While I didn’t see much in terms of warblers and shorebirds in the past few weeks, I have had better luck with herping than I have the rest of the year. I’ve been seeing quite a few turtles besides for the standard painted turtles (Chrysemys picta), including a few large female common snapping turtles (Chelydra serpentina) and eastern spiny softshells (Apalone spinifera spinifera). My herping highlight so far has been to finally see my first eastern milk snake (Lampropeltis triangulum triangulum). The sun was growing low on a mild day and I was walking near the edge of a woods looking for firewood. I was not the first to see it. One of my fire buddies pointed it out first and I didn’t know what species to expect when I looked over. It was not a long snake, maybe about as long as a large garter, but thicker.
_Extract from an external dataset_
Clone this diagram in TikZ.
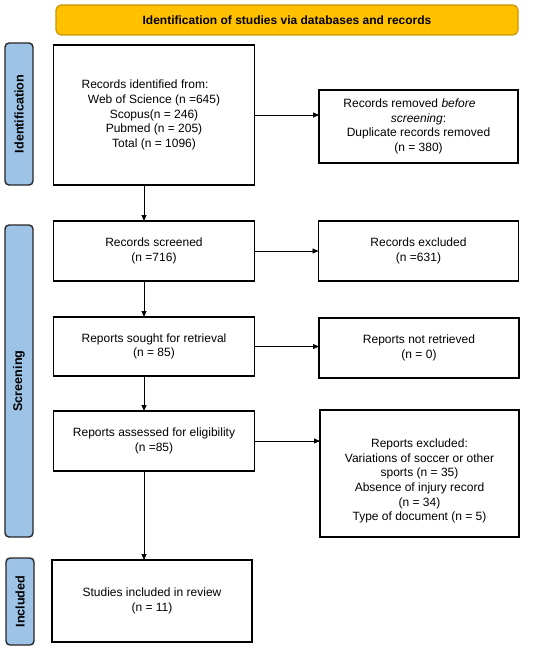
\documentclass[tikz,border=0pt]{standalone}
\usepackage{fontspec}
\setmainfont{Liberation Sans}
\usepackage{xcolor}
\usetikzlibrary{positioning,arrows.meta,calc}
\definecolor{prismagelb}{HTML}{FFC000}
\definecolor{prismarand}{HTML}{C8960A}
\definecolor{prismablau}{HTML}{9DC3E6}

\begin{document}
\begin{tikzpicture}[x=1pt,y=-1pt,
    kasten/.style={draw, line width=1.3pt, align=center, inner sep=2pt, outer sep=0pt,
      minimum width=201pt, font=\fontsize{12}{14.6}\selectfont},
    phase/.style={draw=black!85, line width=1.4pt, fill=prismablau, rounded corners=4pt,
      minimum height=28pt, rotate=90, font=\bfseries\fontsize{12.6}{14}\selectfont},
    pfeil/.style={-{Triangle[length=6pt,width=5pt]}, line width=0.8pt}]
            % Platzhalter
            \useasboundingbox (0,0) rectangle (550,650);

            \node[draw=prismarand, line width=1.2pt, fill=prismagelb, rounded corners=5pt,
              minimum width=462pt, minimum height=30pt, font=\bfseries\fontsize{12}{14}\selectfont]
              (kopf) at (287,20) {Identification of studies via databases and records};

            % Phasen
            \node[phase, minimum width=142pt] (identbar) at (19,114) {Identification};
            \node[phase, minimum width=312pt] (screenbar) at (19,381) {Screening};
            \node[phase, minimum width=87pt] (inclbar) at (20,601.5) {Included};

            % linke Spalte
            \node[kasten, minimum height=140pt] (ident) at (154,115)
              {Records identified from:\hspace*{18pt}\\ Web of Science (n =645)\\ Scopus(n = 246)\\
               Pubmed (n = 205)\\ Total (n = 1096)};
            \node[kasten, minimum height=60pt] (screened) at (154,251) {Records screened\\ (n =716)};
            \node[kasten, minimum height=59pt] (sought) at (154,346.5) {Reports sought for retrieval\\ (n = 85)};
            \node[kasten, minimum height=60pt] (assessed) at (154,441) {Reports assessed for eligibility\\ (n =85)};
            \node[kasten, minimum width=200pt, minimum height=82pt] (included) at (152,601)
              {Studies included in review\\ (n = 11)};

            % rechte Spalte
            \node[kasten, minimum width=199pt, minimum height=73pt] (removed) at (418.5,126.5)
              {Records removed \textit{before}\hspace*{18pt}\\ \textit{screening}:\hspace*{18pt}\\
               Duplicate records removed\\ (n = 380)};
            \node[kasten, minimum width=200pt, minimum height=60pt, right=64pt of screened] (excluded)
              {Records excluded\\ (n =631)};
            \node[kasten, minimum width=200pt, minimum height=60pt] (notretr) at (419,348)
              {Reports not retrieved\\ (n = 0)};
            \node[kasten, minimum width=199pt, minimum height=127pt] (repexcl) at (419.5,473.5)
              {\rule{0pt}{24pt}Reports excluded:\\ Variations of soccer or other\\ sports (n = 35)\\
               Absence of injury record\\ (n = 34)\\ Type of document (n = 5)};

            \draw[pfeil] (ident.east) -- (ident.east -| removed.west);
            \draw[pfeil] (screened) -- (excluded);
            \draw[pfeil] (sought.east) -- (sought.east -| notretr.west);
            \draw[pfeil] (assessed.east) -- (assessed.east -| repexcl.west);

            \draw[pfeil] ([xshift=-10pt]ident.south) -- ([xshift=-10pt]screened.north);
            \draw[pfeil] ([xshift=-10pt]screened.south) -- ([xshift=-10pt]sought.north);
            \draw[pfeil] ([xshift=-10pt]sought.south) -- ([xshift=-10pt]assessed.north);
            \draw[pfeil] ([xshift=-10pt]assessed.south) -- ([xshift=-8pt]included.north);
        \end{tikzpicture}
\end{document}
It was brown overall with dark reddish blotches in a crisp, uniform pattern.

Fun fact about non-venomous snakes: many of them mimic rattlesnakes in order to convince would-be predators to leave them alone. How do they do this? When it realized we saw it, it headed into dense cover and began vibrating its tail. The sound against the dead leaves isn’t a dead-ringer for a rattlesnake, but it’s close enough. I’m too smart to be fooled. Nice try, snake.

Surprisingly that was my first snake of the year. Hmm. Better late then never.

Eastern spiny softshell turtle doing its best impression of an aquatic pancake
Common yellowthroat (Geothlypis trichas)- a warbler that breeds in marshes and low prairies of the state

The calendar still says its spring, but I know better. The seasons are a continuum rather than an abrupt change. Bird migration is dying down. Mosquitoes are everywhere (I know, right?). The trees are fully leafed out. This might not be summer yet, but it sure is the lead-in to it.